Karya Puisi Aspar Paturusi Yang Religius dan Padat Muatan Nilai-Nilai Spiritual

11 April 2025, 09:37 WIB

Nusantarapedia.net | SASTRA Karya Puisi Aspar Paturusi Yang Religius dan Padat Muatan Nilai-Nilai Spiritual

Yang pasti, karya dan tampilan Aspar Paturusi menjadi idolaku, lantaran nuansa Makassar nya sungguh mempesona kendati belum pernah kudengar syairnya yang melantunkan I La Galigo yang sangat dahsyat muatan nilai spiritualnya.

Puisi Aspar Paturusi yang terkesan bertanya kepada Tuhan : “Bisakah Kuasah Belati Imanku” dapat dipahami sebagai pengakuan kejujuran dari perjalan batin di usia senjanya adanya hasrat untuk bersikap baik dan kukuh untuk mempertajam mata batinnya.

MENIKMATI puisi karya Aspar Paturusi yang berjudul “Bisakah Kuasah Belati Imanku” jadi teringat karya Hamsat Rangkuti tentang belati juga yang kubayangkan tajam mampu menghujam pada kedalaman jiwa yang gamang terhadap tuntunan dan ajaran langit yang sudah terkena hujan dan panas.
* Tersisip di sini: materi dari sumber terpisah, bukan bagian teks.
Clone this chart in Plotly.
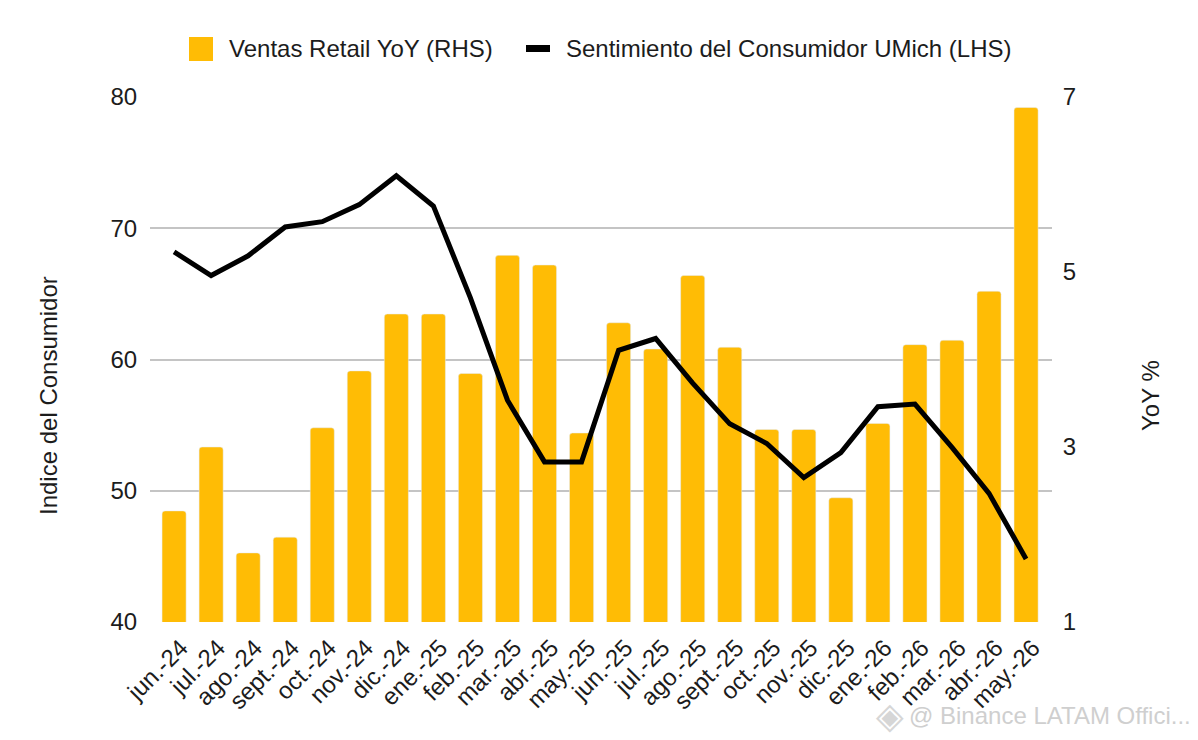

Hingga mungkin dapat juga diduga terancam lapuk dan lekang entah dari ruh siapa saja. Karenanya, pisau belati hendak terus diasah Aspar Paturusi, seakan hendak membedah hatiku, terbelah lantaran kehidupan dunia yang meriah membiarkan diri terkulai tak berdaya dalam bius rayuannya yang memabukkan.

Kecuali itu, aku senang sastrawan sekaliber Aspar Paturusi senang ikut berbaur dengan penyair muda Indonesia yang sedang dan terus bertumbuh kembali, sehingga membuat kenangan masa meriahnya sastra Indonesia tahun 1970 – 1980-an kembali meniupkan harapan tak lagi hendak seperti kerakap di atas batu. Bahkan dengan tampilnya nama Aspar Paturusi saja telah mampu menghantar memori berputar ulang pada pertemuan budaya Indonesia di Bulak Sumur menjelang tahun 1990 yang dibesut langsung oleh Dr. Umar Kayam, penulis “Seribu Kunang-kunang di Manhattan” saat *Pengakuan Pariyem” Linus Suryadi AG lagi di atas awan menggantikan Novel “Cintaku di Kampus Biru” Ashadi Siregar yang cukup ramai menjadi pembicaraan kalangan sastrawan dan pengamat sastra di Indonesia ketika itu.

Dari rekaman sejarah masa lalu itu yang masih dapat kuingat adalah mendorong Wiji Thukul penyair rakyat itu untuk tampil disela acara, karena sosoknya bersahaja selalu mengingatkan aku pada tampilan Chairil Anwar yang boleh dikata setengah urakan dan masai. Dalam acara inilah, kesempatan ngobrol yang asyik bersama Aspar Paturusi yang tidak pernah dapat dijumpai di Taman Ismail, Jakarta dalam berbagai kesempatan seperti pada acara mengawal pameran pelukis Amri Yahya.

Yang pasti, karya dan tampilan Aspar Paturusi menjadi idolaku, lantaran nuansa Makassar nya sungguh mempesona kendati belum pernah kudengar syairnya yang melantunkan I La Galigo yang sangat dahsyat muatan nilai spiritualnya.

Puisi Aspar Paturusi yang terkesan bertanya kepada Tuhan : “Bisakah Kuasah Belati Imanku” dapat dipahami sebagai pengakuan kejujuran dari perjalan batin di usia senjanya adanya hasrat untuk bersikap baik dan kukuh untuk mempertajam mata batinnya.

Begitukah dedah syairnya, pada usia seperti ini (82 tahun sekarang) sejujurnya dia katakan tak lagi patut bermohon petunjuk. Sebab sudah begitu jauh perjalan hidup ditempuhnya hingga menjelang senja.